(begin)
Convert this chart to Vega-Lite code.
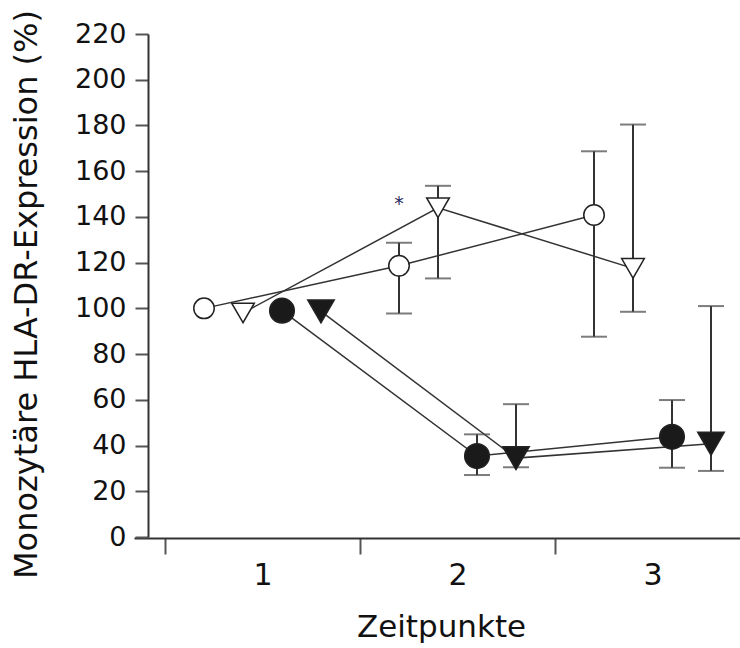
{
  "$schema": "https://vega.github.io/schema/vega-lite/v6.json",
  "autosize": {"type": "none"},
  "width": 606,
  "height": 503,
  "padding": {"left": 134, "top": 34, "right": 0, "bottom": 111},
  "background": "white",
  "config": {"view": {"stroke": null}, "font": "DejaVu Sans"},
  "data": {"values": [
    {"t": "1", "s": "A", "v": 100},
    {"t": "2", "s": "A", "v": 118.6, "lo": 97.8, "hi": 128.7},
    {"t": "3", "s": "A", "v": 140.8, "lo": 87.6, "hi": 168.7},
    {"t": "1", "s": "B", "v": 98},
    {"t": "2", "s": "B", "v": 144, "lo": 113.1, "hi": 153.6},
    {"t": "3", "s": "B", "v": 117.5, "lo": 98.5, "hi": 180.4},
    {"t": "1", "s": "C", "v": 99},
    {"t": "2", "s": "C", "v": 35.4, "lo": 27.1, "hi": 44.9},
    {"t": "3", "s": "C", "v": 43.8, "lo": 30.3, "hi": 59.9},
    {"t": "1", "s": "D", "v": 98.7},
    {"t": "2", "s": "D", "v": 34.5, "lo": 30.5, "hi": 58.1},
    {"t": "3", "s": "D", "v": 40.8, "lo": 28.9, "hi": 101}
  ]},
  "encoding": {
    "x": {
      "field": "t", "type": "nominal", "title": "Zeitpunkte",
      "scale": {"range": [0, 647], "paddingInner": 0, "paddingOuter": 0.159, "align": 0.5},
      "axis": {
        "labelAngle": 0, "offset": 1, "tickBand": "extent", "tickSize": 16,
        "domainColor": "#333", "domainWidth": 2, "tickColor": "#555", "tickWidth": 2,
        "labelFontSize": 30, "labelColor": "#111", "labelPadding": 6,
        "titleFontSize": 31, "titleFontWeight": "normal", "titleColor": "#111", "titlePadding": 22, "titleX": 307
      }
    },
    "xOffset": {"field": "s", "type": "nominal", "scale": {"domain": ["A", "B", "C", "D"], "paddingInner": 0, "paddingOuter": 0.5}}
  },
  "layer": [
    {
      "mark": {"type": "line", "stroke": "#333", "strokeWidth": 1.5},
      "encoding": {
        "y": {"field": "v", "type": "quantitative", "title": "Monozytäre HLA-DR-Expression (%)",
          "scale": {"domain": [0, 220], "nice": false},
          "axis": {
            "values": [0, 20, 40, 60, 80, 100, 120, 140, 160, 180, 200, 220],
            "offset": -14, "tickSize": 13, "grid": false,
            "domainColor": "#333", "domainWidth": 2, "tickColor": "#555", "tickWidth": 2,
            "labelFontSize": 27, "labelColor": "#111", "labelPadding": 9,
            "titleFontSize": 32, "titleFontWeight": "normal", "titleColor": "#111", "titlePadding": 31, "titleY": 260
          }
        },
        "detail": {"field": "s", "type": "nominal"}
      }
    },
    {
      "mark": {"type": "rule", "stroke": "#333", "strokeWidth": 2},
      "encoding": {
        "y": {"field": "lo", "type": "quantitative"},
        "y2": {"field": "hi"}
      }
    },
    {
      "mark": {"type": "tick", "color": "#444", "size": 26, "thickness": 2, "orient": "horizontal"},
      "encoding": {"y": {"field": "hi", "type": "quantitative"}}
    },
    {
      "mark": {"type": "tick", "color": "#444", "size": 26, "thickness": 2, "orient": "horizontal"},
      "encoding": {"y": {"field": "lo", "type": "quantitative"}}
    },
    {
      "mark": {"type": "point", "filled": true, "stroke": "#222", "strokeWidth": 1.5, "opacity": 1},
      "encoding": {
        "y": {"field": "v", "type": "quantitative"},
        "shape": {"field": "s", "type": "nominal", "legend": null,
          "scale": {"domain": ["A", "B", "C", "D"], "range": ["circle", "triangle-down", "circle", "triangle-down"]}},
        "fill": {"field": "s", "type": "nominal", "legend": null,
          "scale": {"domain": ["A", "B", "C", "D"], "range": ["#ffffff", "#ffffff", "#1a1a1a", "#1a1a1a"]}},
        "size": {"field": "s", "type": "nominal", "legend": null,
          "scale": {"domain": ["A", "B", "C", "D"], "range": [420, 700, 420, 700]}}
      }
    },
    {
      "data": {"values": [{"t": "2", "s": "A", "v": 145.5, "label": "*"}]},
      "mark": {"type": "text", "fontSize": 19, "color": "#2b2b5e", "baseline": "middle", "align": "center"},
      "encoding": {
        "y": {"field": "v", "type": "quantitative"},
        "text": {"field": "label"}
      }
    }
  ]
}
(end)
The task >>
The data above should be repeated exactly, minus any pictures.

Answer to this exercise >>
Convert this chart to Vega-Lite code.
{
  "$schema": "https://vega.github.io/schema/vega-lite/v6.json",
  "autosize": {"type": "none"},
  "width": 606,
  "height": 503,
  "padding": {"left": 134, "top": 34, "right": 0, "bottom": 111},
  "background": "white",
  "config": {"view": {"stroke": null}, "font": "DejaVu Sans"},
  "data": {"values": [
    {"t": "1", "s": "A", "v": 100},
    {"t": "2", "s": "A", "v": 118.6, "lo": 97.8, "hi": 128.7},
    {"t": "3", "s": "A", "v": 140.8, "lo": 87.6, "hi": 168.7},
    {"t": "1", "s": "B", "v": 98},
    {"t": "2", "s": "B", "v": 144, "lo": 113.1, "hi": 153.6},
    {"t": "3", "s": "B", "v": 117.5, "lo": 98.5, "hi": 180.4},
    {"t": "1", "s": "C", "v": 99},
    {"t": "2", "s": "C", "v": 35.4, "lo": 27.1, "hi": 44.9},
    {"t": "3", "s": "C", "v": 43.8, "lo": 30.3, "hi": 59.9},
    {"t": "1", "s": "D", "v": 98.7},
    {"t": "2", "s": "D", "v": 34.5, "lo": 30.5, "hi": 58.1},
    {"t": "3", "s": "D", "v": 40.8, "lo": 28.9, "hi": 101}
  ]},
  "encoding": {
    "x": {
      "field": "t", "type": "nominal", "title": "Zeitpunkte",
      "scale": {"range": [0, 647], "paddingInner": 0, "paddingOuter": 0.159, "align": 0.5},
      "axis": {
        "labelAngle": 0, "offset": 1, "tickBand": "extent", "tickSize": 16,
        "domainColor": "#333", "domainWidth": 2, "tickColor": "#555", "tickWidth": 2,
        "labelFontSize": 30, "labelColor": "#111", "labelPadding": 6,
        "titleFontSize": 31, "titleFontWeight": "normal", "titleColor": "#111", "titlePadding": 22, "titleX": 307
      }
    },
    "xOffset": {"field": "s", "type": "nominal", "scale": {"domain": ["A", "B", "C", "D"], "paddingInner": 0, "paddingOuter": 0.5}}
  },
  "layer": [
    {
      "mark": {"type": "line", "stroke": "#333", "strokeWidth": 1.5},
      "encoding": {
        "y": {"field": "v", "type": "quantitative", "title": "Monozytäre HLA-DR-Expression (%)",
          "scale": {"domain": [0, 220], "nice": false},
          "axis": {
            "values": [0, 20, 40, 60, 80, 100, 120, 140, 160, 180, 200, 220],
            "offset": -14, "tickSize": 13, "grid": false,
            "domainColor": "#333", "domainWidth": 2, "tickColor": "#555", "tickWidth": 2,
            "labelFontSize": 27, "labelColor": "#111", "labelPadding": 9,
            "titleFontSize": 32, "titleFontWeight": "normal", "titleColor": "#111", "titlePadding": 31, "titleY": 260
          }
        },
        "detail": {"field": "s", "type": "nominal"}
      }
    },
    {
      "mark": {"type": "rule", "stroke": "#333", "strokeWidth": 2},
      "encoding": {
        "y": {"field": "lo", "type": "quantitative"},
        "y2": {"field": "hi"}
      }
    },
    {
      "mark": {"type": "tick", "color": "#444", "size": 26, "thickness": 2, "orient": "horizontal"},
      "encoding": {"y": {"field": "hi", "type": "quantitative"}}
    },
    {
      "mark": {"type": "tick", "color": "#444", "size": 26, "thickness": 2, "orient": "horizontal"},
      "encoding": {"y": {"field": "lo", "type": "quantitative"}}
    },
    {
      "mark": {"type": "point", "filled": true, "stroke": "#222", "strokeWidth": 1.5, "opacity": 1},
      "encoding": {
        "y": {"field": "v", "type": "quantitative"},
        "shape": {"field": "s", "type": "nominal", "legend": null,
          "scale": {"domain": ["A", "B", "C", "D"], "range": ["circle", "triangle-down", "circle", "triangle-down"]}},
        "fill": {"field": "s", "type": "nominal", "legend": null,
          "scale": {"domain": ["A", "B", "C", "D"], "range": ["#ffffff", "#ffffff", "#1a1a1a", "#1a1a1a"]}},
        "size": {"field": "s", "type": "nominal", "legend": null,
          "scale": {"domain": ["A", "B", "C", "D"], "range": [420, 700, 420, 700]}}
      }
    },
    {
      "data": {"values": [{"t": "2", "s": "A", "v": 145.5, "label": "*"}]},
      "mark": {"type": "text", "fontSize": 19, "color": "#2b2b5e", "baseline": "middle", "align": "center"},
      "encoding": {
        "y": {"field": "v", "type": "quantitative"},
        "text": {"field": "label"}
      }
    }
  ]
}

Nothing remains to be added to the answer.